→ **WHAT THE TASK ASKS**
Starting at the line that contains "Output the Python" and stopping at the line that contains "0.88, 0.92, 0.96]", return those lines exactly and nothing else. Both end lines count; pictures do not.

^^^^^^^^^^^^^^^^

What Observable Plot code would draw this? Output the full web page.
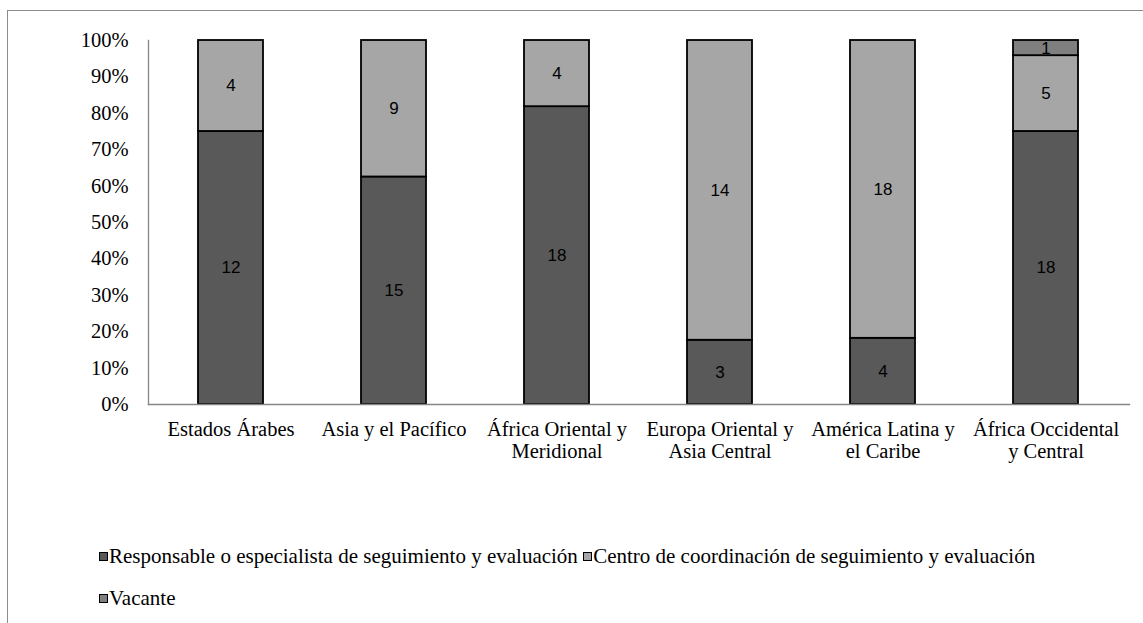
<!DOCTYPE html>
<html><head><meta charset="utf-8">
<script src="https://cdn.jsdelivr.net/npm/d3@7"></script>
<script src="https://cdn.jsdelivr.net/npm/@observablehq/plot@0.6"></script>
<style>
body{margin:0;background:#fff;}
#wrap{position:relative;width:1143px;height:623px;overflow:hidden;}
#border{position:absolute;left:7px;top:10px;width:1200px;height:700px;border-top:1.5px solid #8c8c8c;border-left:1.5px solid #8c8c8c;}
#chart{position:absolute;left:0;top:0;}
.leg{position:absolute;font-family:'Liberation Serif';font-size:21px;line-height:24px;color:#000;white-space:nowrap;}
.sw{display:inline-block;width:7px;height:7px;border:1px solid #000;margin-right:1px;vertical-align:2px;}
svg text{font-family:'Liberation Serif';}
svg g.bartext text{font-family:'Liberation Sans';}
</style></head>
<body><div id="wrap"><div id="border"></div><div id="chart"></div>
<div class="leg" style="left:99px;top:544px"><span class="sw" style="background:#595959"></span>Responsable o especialista de seguimiento y evaluación <span class="sw" style="background:#a6a6a6"></span>Centro de coordinación de seguimiento y evaluación</div>
<div class="leg" style="left:99px;top:586px"><span class="sw" style="background:#7f7f7f"></span>Vacante</div>
</div>
<script>
const regions = ["Estados Árabes","Asia y el Pacífico","África Oriental y\nMeridional","Europa Oriental y\nAsia Central","América Latina y\nel Caribe","África Occidental\ny Central"];
const series = ["Responsable o especialista de seguimiento y evaluación","Centro de coordinación de seguimiento y evaluación","Vacante"];
const responsable = [12,15,18,3,4,18];
const centro = [4,9,4,14,18,5];
const vacante = [0,0,0,0,0,1];
const colors = ["#595959","#a6a6a6","#7f7f7f"];
const yTicks = [0,0.1,0.2,0.3,0.4,0.5,0.6,0.7,0.8,0.9,1];

const rows = [];
regions.forEach((r,i)=>{
  [responsable,centro,vacante].forEach((arr,k)=>{
    if(arr[i]>0) rows.push({region:r, series:series[k], value:arr[i]});
  });
});

const plot = Plot.plot({
  width:1143, height:480,
  marginTop:40, marginBottom:76, marginLeft:148, marginRight:14,
  x:{domain:regions, paddingInner:0.6, paddingOuter:0.3, label:null},
  y:{domain:[0,1], label:null},
  color:{domain:series, range:colors},
  style:{background:"transparent", fontFamily:"Liberation Serif"},
  marks:[
    Plot.barY(rows, Plot.stackY({offset:"normalize", order:null}, {x:"region", y:"value", fill:"series", stroke:"#000", strokeWidth:1.8})),
    Plot.text(rows, Plot.stackY({offset:"normalize", order:null}, {x:"region", y:"value", text:"value", fontSize:17, className:"bartext", fill:"#000", fontWeight:d=>d.series==="Vacante"?"bold":"normal"})),
    Plot.frame({anchor:"left", stroke:"#868686", strokeWidth:1.3}),
    Plot.frame({anchor:"bottom", stroke:"#868686", strokeWidth:1.3}),
    Plot.axisY({ticks:yTicks, tickSize:0, tickPadding:20, tickFormat:d3.format(".0%"), fontSize:20.5, fill:"#000", label:null}),
    Plot.axisX({tickSize:0, tickPadding:16, fontSize:20.5, fill:"#000", label:null, lineHeight:1.06})
  ]
});
document.getElementById("chart").appendChild(plot);
</script></body></html>
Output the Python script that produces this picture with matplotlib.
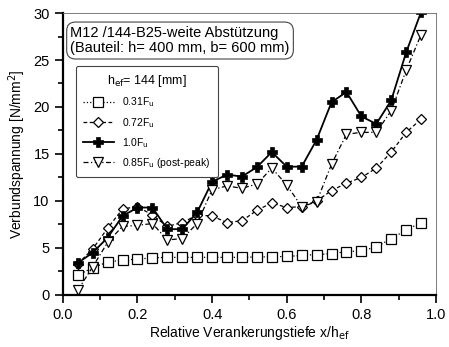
import numpy as np
import matplotlib
matplotlib.use("Agg")
import matplotlib.pyplot as plt

plt.rcParams['font.family'] = ['Liberation Sans', 'DejaVu Sans']

# relative anchorage depth
x_rel = [0.04, 0.08, 0.12, 0.16, 0.20, 0.24, 0.28, 0.32, 0.36, 0.40, 0.44, 0.48,
         0.52, 0.56, 0.60, 0.64, 0.68, 0.72, 0.76, 0.80, 0.84, 0.88, 0.92, 0.96]

# bond stress [N/mm2]
f031 = [2.1, 2.9, 3.5, 3.7, 3.8, 3.95, 4.0, 4.0, 4.0, 4.0, 4.0, 4.0,
        4.05, 4.05, 4.1, 4.2, 4.3, 4.4, 4.6, 4.7, 5.1, 6.0, 6.9, 7.7]
f072 = [3.3, 4.9, 7.1, 9.15, 9.4, 8.5, 7.3, 7.7, 8.5, 8.4, 7.7, 7.9,
        9.0, 9.8, 9.3, 9.4, 10.0, 11.1, 11.9, 12.5, 13.5, 15.2, 17.3, 18.7]
f100 = [3.4, 4.5, 6.1, 8.4, 9.3, 9.3, 7.0, 7.0, 8.8, 12.05, 12.8, 12.6,
        13.6, 15.2, 13.65, 13.65, 16.5, 20.5, 21.6, 19.0, 18.2, 20.7, 25.8, 30.1]
f085 = [0.5, 3.0, 5.6, 7.3, 7.4, 7.6, 5.85, 6.0, 7.6, 11.2, 11.6, 11.35,
        11.8, 13.5, 11.7, 9.4, 9.9, 13.9, 17.1, 17.3, 17.3, 19.6, 23.9, 27.7]

fig = plt.figure(figsize=(4.49, 3.47), dpi=100)
ax = fig.add_axes([0.140, 0.150, 0.831, 0.8125])

ax.plot(x_rel, f031, linestyle=':', color='black', lw=0.9, marker='s', ms=7,
        mfc='white', mec='black', mew=0.9, label=r'0.31F$_{\rm u}$')
ax.plot(x_rel, f072, linestyle=(0, (3, 2)), color='black', lw=0.9, marker='D', ms=5.5,
        mfc='white', mec='black', mew=0.9, label=r'0.72F$_{\rm u}$')
ax.plot(x_rel, f100, linestyle='-', color='black', lw=1.3, marker='P', ms=7,
        mfc='black', mec='black', mew=0.5, label=r'1.0F$_{\rm u}$')
ax.plot(x_rel, f085, linestyle=(0, (4, 2, 1, 2)), color='black', lw=0.9, marker='v', ms=7,
        mfc='white', mec='black', mew=0.9,
        label=r'0.85F$_{\rm u}$ $\mathregular{(post\text{-}peak)}$')

ax.set_xlim(0, 1.0)
ax.set_ylim(0, 30)
ax.set_xticks(np.arange(0, 1.01, 0.2))
ax.set_xticks(np.arange(0, 1.01, 0.1), minor=True)
ax.set_yticks(np.arange(0, 31, 5))
ax.set_yticks(np.arange(0, 31, 2.5), minor=True)
ax.xaxis.set_major_formatter(matplotlib.ticker.FormatStrFormatter('%.1f'))
ax.tick_params(which='both', direction='out', width=1.2, labelsize=10.5)
ax.tick_params(which='major', length=6)
ax.tick_params(which='minor', length=3.5)
ax.tick_params(top=False, right=False)

for s in ['left', 'bottom']:
    ax.spines[s].set_linewidth(1.6)
for s in ['top', 'right']:
    ax.spines[s].set_linewidth(0.6)
    ax.spines[s].set_color('#666666')

ax.set_xlabel(r'Relative Verankerungstiefe x/h$_{\rm ef}$', fontsize=10, labelpad=1)
ax.set_ylabel(r'Verbundspannung [N/mm$^2$]', fontsize=10, labelpad=4)

ax.text(0.02, 0.955, 'M12 /144-B25-weite Abstützung\n(Bauteil: h= 400 mm, b= 600 mm)',
        transform=ax.transAxes, fontsize=10.5, va='top', ha='left', linespacing=1.15,
        bbox=dict(boxstyle='round,pad=0.25,rounding_size=0.6', fc='white', ec='#444444', lw=0.8))

leg = ax.legend(loc='upper left', bbox_to_anchor=(0.02, 0.83), fontsize=7.5,
                title=r'h$_{\rm ef}$= 144 [mm]', title_fontsize=9, frameon=True,
                fancybox=True, edgecolor='#444444', framealpha=1, handlelength=3,
                labelspacing=0.6, borderpad=0.7)
leg.get_frame().set_linewidth(0.8)

fig.savefig('out.png', dpi=100)
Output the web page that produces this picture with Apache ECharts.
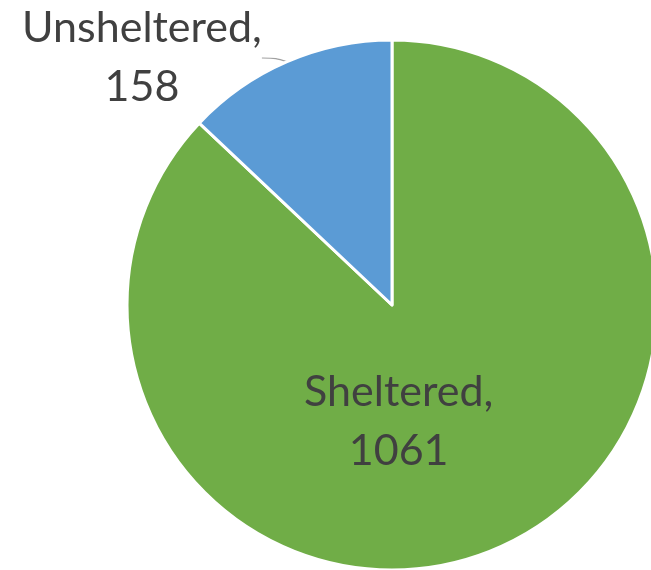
<!DOCTYPE html>
<html>
<head>
<meta charset="utf-8">
<script src="https://cdn.jsdelivr.net/npm/echarts@6/dist/echarts.min.js"></script>
<style>
  html, body { margin: 0; padding: 0; background: #fff; }
  #main { width: 651px; height: 570px; }
</style>
</head>
<body>
<div id="main"></div>
<script>
var categories = ['Sheltered', 'Unsheltered'];
var values = [1061, 158];
var colors = ['#70AD47', '#5B9BD5'];

var myChart = echarts.init(document.getElementById('main'));

var pieData = categories.map(function (name, i) {
    var item = { name: name, value: values[i], itemStyle: { color: colors[i] } };
    if (i === 0) {
        item.label = { position: 'inside', offset: [-47, -8] };
        item.labelLine = { show: false };
    }
    return item;
});

myChart.setOption({
    animation: false,
    series: [{
        type: 'pie',
        center: [392, 305],
        radius: 265,
        startAngle: 90,
        clockwise: true,
        itemStyle: { borderColor: '#fff', borderWidth: 3 },
        label: {
            show: true,
            position: 'outside',
            formatter: '{b},\n{c}',
            fontFamily: 'Lato',
            fontSize: 43,
            lineHeight: 59,
            color: '#404040'
        },
        labelLine: {
            show: true,
            length: 6,
            length2: 14,
            smooth: true,
            lineStyle: { color: '#A0A0A0', width: 1.2 }
        },
        labelLayout: function (params) {
            if (params.dataIndex === 1) {
                return { x: 142, y: 58, align: 'center', verticalAlign: 'middle' };
            }
        },
        data: pieData
    }]
});
</script>
</body>
</html>
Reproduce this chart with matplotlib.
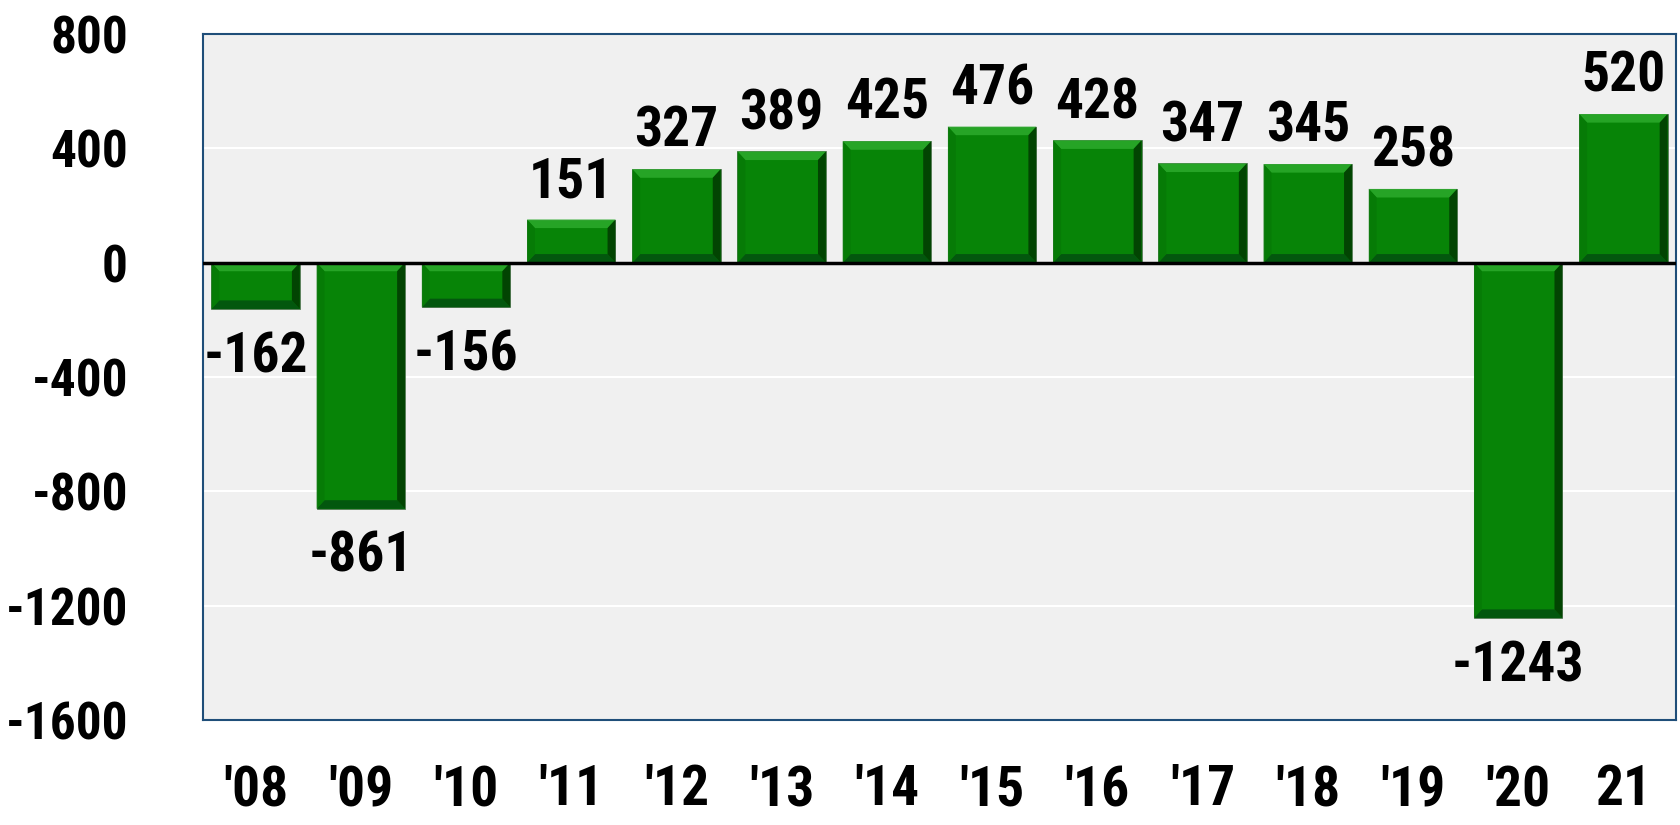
import matplotlib
matplotlib.use("Agg")
import matplotlib.pyplot as plt
from matplotlib.patches import Polygon

years = ["'08", "'09", "'10", "'11", "'12", "'13", "'14", "'15", "'16",
         "'17", "'18", "'19", "'20", "21"]
values = [-162, -861, -156, 151, 327, 389, 425, 476, 428, 347, 345, 258, -1243, 520]
yticks = [800, 400, 0, -400, -800, -1200, -1600]

plt.rcParams["font.family"] = ["Roboto Condensed", "Liberation Sans", "DejaVu Sans"]
plt.rcParams["font.weight"] = "bold"

GREEN = "#078407"
FS = 40
CAP = 0.711 * FS  # cap height in points

fig = plt.figure(figsize=(16.8, 8.25), dpi=100)
ax = fig.add_axes([203 / 1680, 1 - 720 / 825, 1473 / 1680, 686 / 825])
ax.set_facecolor("#f0f0f0")
ax.set_xlim(-0.5, len(years) - 0.5)
ax.set_ylim(-1600, 800)

for y in yticks:
    ax.axhline(y, color="white", lw=1.5, zorder=1)

width = 0.84
bars = ax.bar(range(len(years)), values, width=width, color=GREEN,
              edgecolor="#5a7a5a", linewidth=0.6, zorder=2)


def _bevel(ax, rect, value):
    """ Light top edge, dark right and bottom edges, like a bevelled bar. """
    x0 = rect.get_x()
    x1 = x0 + rect.get_width()
    y0 = min(0, value)
    y1 = max(0, value)
    dx = 0.075
    dy = min(30, (y1 - y0) / 2)
    faces = [
        ([(x0, y1), (x1, y1), (x1 - dx, y1 - dy), (x0 + dx, y1 - dy)], "#2aa82a"),
        ([(x0, y0), (x1, y0), (x1 - dx, y0 + dy), (x0 + dx, y0 + dy)], "#03520f"),
        ([(x1, y0), (x1, y1), (x1 - dx, y1 - dy), (x1 - dx, y0 + dy)], "#023d02"),
        ([(x0, y0), (x0, y1), (x0 + dx, y1 - dy), (x0 + dx, y0 + dy)], "#067a06"),
    ]
    for pts, col in faces:
        ax.add_patch(Polygon(pts, closed=True, facecolor=col, edgecolor="none",
                             alpha=0.9, zorder=3))


for rect, v in zip(bars, values):
    _bevel(ax, rect, v)
    cx = rect.get_x() + rect.get_width() / 2
    if v >= 0:
        offset = 16
    else:
        offset = -(17 + CAP)
    ax.annotate(f"{v}", xy=(cx, v), xytext=(0, offset), textcoords="offset points",
                ha="center", va="baseline", fontsize=FS, fontweight="bold")

ax.axhline(0, color="black", lw=2.5, zorder=4)

ax.set_yticks(yticks)
ax.set_yticklabels([str(t) for t in yticks], fontsize=37, fontweight="bold")
ax.set_xticks(range(len(years)))
ax.set_xticklabels(years, fontsize=FS, fontweight="bold")
ax.tick_params(axis="both", length=0)
ax.tick_params(axis="y", pad=54)
ax.tick_params(axis="x", pad=32)

for spine in ax.spines.values():
    spine.set_color("#1f4e79")
    spine.set_linewidth(1.5)

fig.savefig("out.png", dpi=100)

^^^^^^^^^^^^^^^^

→ **RESPONSE TO THIS EXERCISE**
Output the Python script that produces this picture with matplotlib.
import numpy as np
import matplotlib
matplotlib.use("Agg")
import matplotlib.pyplot as plt

plt.rcParams['font.family'] = ['Liberation Sans', 'DejaVu Sans']

# relative anchorage depth
x_rel = [0.04, 0.08, 0.12, 0.16, 0.20, 0.24, 0.28, 0.32, 0.36, 0.40, 0.44, 0.48,
         0.52, 0.56, 0.60, 0.64, 0.68, 0.72, 0.76, 0.80, 0.84, 0.88, 0.92, 0.96]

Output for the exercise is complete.